Google Maps which I normally use for planning trips etc seems to be removing railroads from their maps. Anyone know of another source of maps online that shows rail lines as well? It is getting harder to plan a route when I want to follow a line I’m not familiar with.
USGS maps or FRA’s mapping application from the crossing safety website.
(GOOGLE and Bing’s Railroad GIS has always been lacking - nothing new. They bought into the fable that railroads are a dying industry long ago and never snapped out of it. When they do identify a line, it’s either wrong or two railroad names in the past.)
I like to use Acme Mapper - which uses Google for its satellite images. As I mentioned in another thread, though, you can toggle over to the topo (USGS) maps and back.

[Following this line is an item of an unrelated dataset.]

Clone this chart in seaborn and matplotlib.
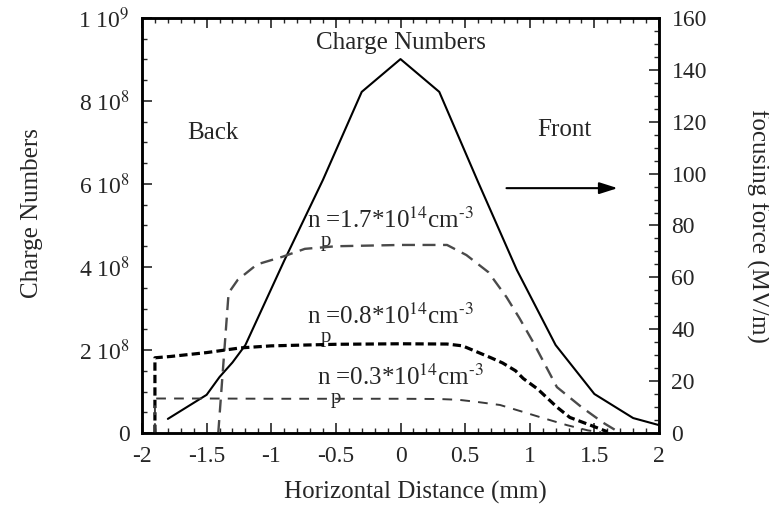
import matplotlib
matplotlib.use("Agg")
import matplotlib.pyplot as plt
from matplotlib.ticker import MultipleLocator
import seaborn as sns
import pandas as pd

# Charge numbers along the beam (left axis)
x_charge = [-1.8, -1.5, -1.4, -1.3, -1.2, -0.9, -0.6, -0.3, 0.0, 0.3, 0.6, 0.9,
            1.2, 1.5, 1.8, 2.0]
charge = [0.034e9, 0.092e9, 0.135e9, 0.17e9, 0.212e9, 0.415e9, 0.61e9, 0.822e9,
          0.901e9, 0.822e9, 0.605e9, 0.393e9, 0.212e9, 0.094e9, 0.036e9, 0.019e9]

# Focusing force (right axis, MV/m) for three plasma densities
x_np17 = [-1.41, -1.33, -1.26, -1.11, -0.91, -0.74, -0.5, 0.0, 0.36, 0.51, 0.68,
          0.82, 0.92, 1.03, 1.12, 1.21, 1.40, 1.57, 1.70]
f_np17 = [0, 54, 59, 65, 68, 71, 72, 72.5, 72.5, 68.6, 62, 52.4, 44.3, 34.7,
          26.2, 17.7, 10, 3.9, 0]

x_np08 = [-1.9, -1.9, -1.78, -1.5, -1.24, -1.0, -0.5, 0.0, 0.36, 0.48, 0.59,
          0.70, 0.79, 0.89, 0.95, 1.06, 1.21, 1.31, 1.47, 1.60]
f_np08 = [0, 29, 29.5, 31, 32.8, 33.6, 34.2, 34.4, 34.3, 33.6, 31.3, 29, 27,
          24, 21, 17, 10, 6, 3, 0.5]

x_np03 = [-1.9, -1.9, -1.5, -1.0, -0.5, 0.0, 0.3, 0.45, 0.59, 0.77, 0.95,
          1.10, 1.29, 1.45, 1.55]
f_np03 = [0, 13.3, 13.3, 13.2, 13.2, 13.2, 13.1, 12.8, 12, 10.8, 8.1, 5.8, 3,
          1, 0.3]

left_ticks = [0, 2e8, 4e8, 6e8, 8e8, 1e9]
left_labels = ["0", r"2 10$^{8}$", r"4 10$^{8}$", r"6 10$^{8}$", r"8 10$^{8}$", r"1 10$^{9}$"]
right_ticks = [0, 20, 40, 60, 80, 100, 120, 140, 160]
x_ticks = [-2, -1.5, -1, -0.5, 0, 0.5, 1, 1.5, 2]
x_labels = ["-2", "-1.5", "-1", "-0.5", "0", "0.5", "1", "1.5", "2"]

sns.set_style("ticks")
plt.rcParams["font.family"] = ["Liberation Serif", "DejaVu Serif"]
plt.rcParams["mathtext.fontset"] = "stix"

fig = plt.figure(figsize=(7.69, 5.11), dpi=100)
ax = fig.add_axes([142 / 769, 1 - 433 / 511, 517 / 769, 415 / 511])
ax2 = ax.twinx()

df_c = pd.DataFrame({"x": x_charge, "y": charge})
sns.lineplot(data=df_c, x="x", y="y", ax=ax, color="black", linewidth=1.5,
             estimator=None, sort=False)

for xs, fs, col, lw, dash in [
    (x_np17, f_np17, "#4a4a4a", 1.7, (5.5, 3.2)),
    (x_np08, f_np08, "black", 2.3, (2.6, 1.3)),
    (x_np03, f_np03, "#3a3a3a", 1.4, (5.0, 4.2)),
]:
    d = pd.DataFrame({"x": xs, "f": fs})
    sns.lineplot(data=d, x="x", y="f", ax=ax2, color=col, linewidth=lw,
                 estimator=None, sort=False, dashes=False,
                 linestyle=(0, dash))

ax.set_xlim(-2, 2)
ax.set_ylim(0, 1e9)
ax2.set_ylim(0, 160)

fs_tick = 17
ax.set_xticks(x_ticks)
ax.set_xticklabels(x_labels)
ax.xaxis.set_minor_locator(MultipleLocator(0.1))
ax.set_yticks(left_ticks)
ax.set_yticklabels(left_labels)
ax.yaxis.set_minor_locator(MultipleLocator(0.5e8))
ax2.set_yticks(right_ticks)
ax2.yaxis.set_minor_locator(MultipleLocator(5))

ax.tick_params(axis="both", which="major", direction="in", length=7, width=1.2,
               labelsize=fs_tick, top=True, right=False, pad=9)
ax.tick_params(axis="both", which="minor", direction="in", length=3.5, width=1.0,
               top=True, right=False)
ax2.tick_params(axis="y", which="major", direction="in", length=7, width=1.2,
                labelsize=fs_tick, pad=9)
ax2.tick_params(axis="y", which="minor", direction="in", length=3.5, width=1.0)

for a in (ax, ax2):
    for s in a.spines.values():
        s.set_linewidth(1.8)
        s.set_color("black")

ax.set_xlabel("Horizontal Distance (mm)", fontsize=18)
ax.set_ylabel("Charge Numbers", fontsize=18)
ax2.set_ylabel("focusing force (MV/m)", fontsize=18, rotation=270,
               va="center", ha="center")
ax.xaxis.set_label_coords(0.528, -0.115)
ax.yaxis.set_label_coords(-0.192, 0.53)
ax2.yaxis.set_label_coords(1.19, 0.50)

ax.text(0, 0.94e9, "Charge Numbers", fontsize=18, ha="center", va="center")
ax.text(-1.45, 0.723e9, "Back", fontsize=18, ha="center", va="center")
ax.text(1.265, 0.73e9, "Front", fontsize=18, ha="center", va="center")
ax.annotate("", xy=(1.68, 0.59e9), xytext=(0.82, 0.59e9),
            arrowprops=dict(arrowstyle="-|>,head_length=1.1,head_width=0.35",
                            color="black", lw=1.5, shrinkA=0, shrinkB=0))

# density labels: "n" with a lowered "p" subscript
for x0, y0, num in [(-0.724, 0.494e9, "1.7"), (-0.724, 0.263e9, "0.8"),
                    (-0.646, 0.116e9, "0.3")]:
    ax.text(x0, y0, "n =" + num + r"*10$^{14}$cm$^{\text{-}3}$", fontsize=18,
            ha="left", va="baseline")
    ax.annotate("p", xy=(x0, y0), xytext=(10, -13), textcoords="offset points",
                fontsize=15, ha="left", va="baseline")

fig.savefig("out.png", dpi=100, facecolor="white")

But the topo maps are often several railroads behind, and when tracing a given railroad line, you may see three different railroads attributed to the same line. Nice for railroad archeology, not so great for figuring out who’s currently running a given line - especially if it’s now a shortline.
Because you can toggle back to the satellite map, though, you can easily see if there are even tracks on the ground at a given location.
I’m hooked on Google maps (maps.google.com), and they have tracks as always. It is uncertain what you have observed. Below is the east end of West Colton Yard, most closely associated with Colton, CA. Map and satellite aerial views work fine and show tracks.